Intuitively, I think it is true, but I am unsure of how to prove it formally. My "intuitive" reasoning is as follows:

$(\impliedby)$ If $(a_n) \rightarrow a$, then $\forall \epsilon >0$, $\exists N$ such that $|a_n - a| < \epsilon$ for all $n \ge N$. So, intuitively, this means that after a specific point, the sequence $|a_n-a|$ is less than $\epsilon$. Since $\lim \sup_{n\rightarrow \infty}|a_n-a|$ can be thought of as the limit of the "upper envelope" of the sequence $|a_n-a|$, then we must have $\lim \sup_{n\rightarrow \infty}|a_n-a| < \epsilon$ as well.

$(\implies)$ Fix $\epsilon>0$, $\lim\sup_{n \rightarrow \infty}|a_n-a|<\epsilon$ means that the limit of the "upper envelope" of the sequence $|a_n-a|$ is smaller than $\epsilon$, so this means that somewhere along the sequence we must have a point after which $|a_n-a|<\epsilon$. Hence $(a_n) \rightarrow a$.

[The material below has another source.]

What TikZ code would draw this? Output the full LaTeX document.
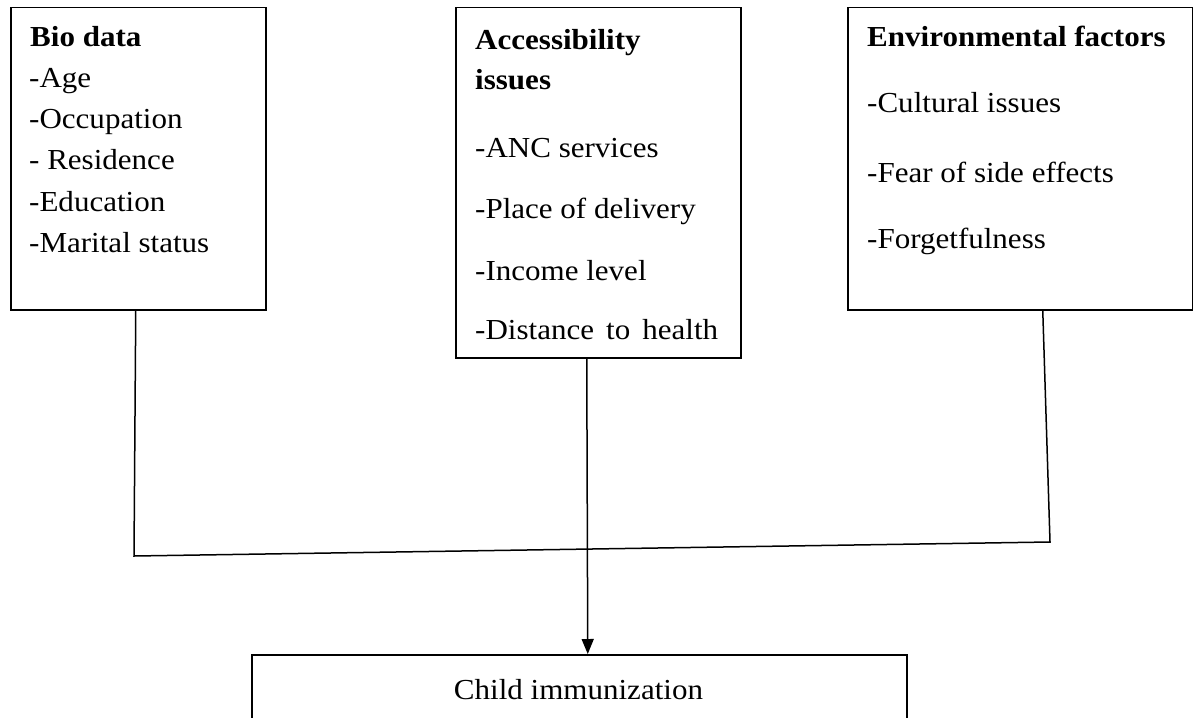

How can I make my arguments more rigorous using formal definitions of $\lim\sup$ rather than relying on intuitive understanding?

Answer 1

Since $\limsup_n|a_n-a|<\varepsilon$, for any $\varepsilon>0$, $\limsup_n|a_n-a|\leqslant0$. And since $(\forall n\in\mathbb{N}):|a_n-a|\geqslant0$ and $\liminf_n|a_n-a|\leqslant\limsup_n|a_n-a|$,$$\liminf_n|a_n-a|=\limsup_n|a_n-a|=0.$$But this is equivalent to the assertion that $\lim_n|a_n-a|=0$, which, in turn, is equivalent to the assertion that $\lim_na_n=a$.

On the other hand, $\lim_n|a_n-a|=0\implies\limsup_n|a_n-a|=0$. So, for every $\varepsilon>0$, $\limsup_n|a_n-a|<\varepsilon$.

Answer 2

For example the direction $(\implies)$ : Let $\epsilon >0$ since

$\limsup_{n\to \infty}|\alpha_n-\alpha| =\lim_{n \to \infty} \sup_{k\geq n}|\alpha_k-\alpha| <\epsilon $. There exists $n_{0}$ such that for every $n\geq n_{0}$

$\sup_{k\geq n}|\alpha_k -\alpha| <\epsilon$. So for every $n\geq n_{0}$ you have $|\alpha_n-\alpha| \leq \sup_{k\geq n_{0}}|\alpha_k-\alpha|<\epsilon.$Which

means that $\lim_{n \to \infty} |\alpha_n -\alpha|=0 \implies \lim_{n\to\infty} \alpha_n=\alpha$.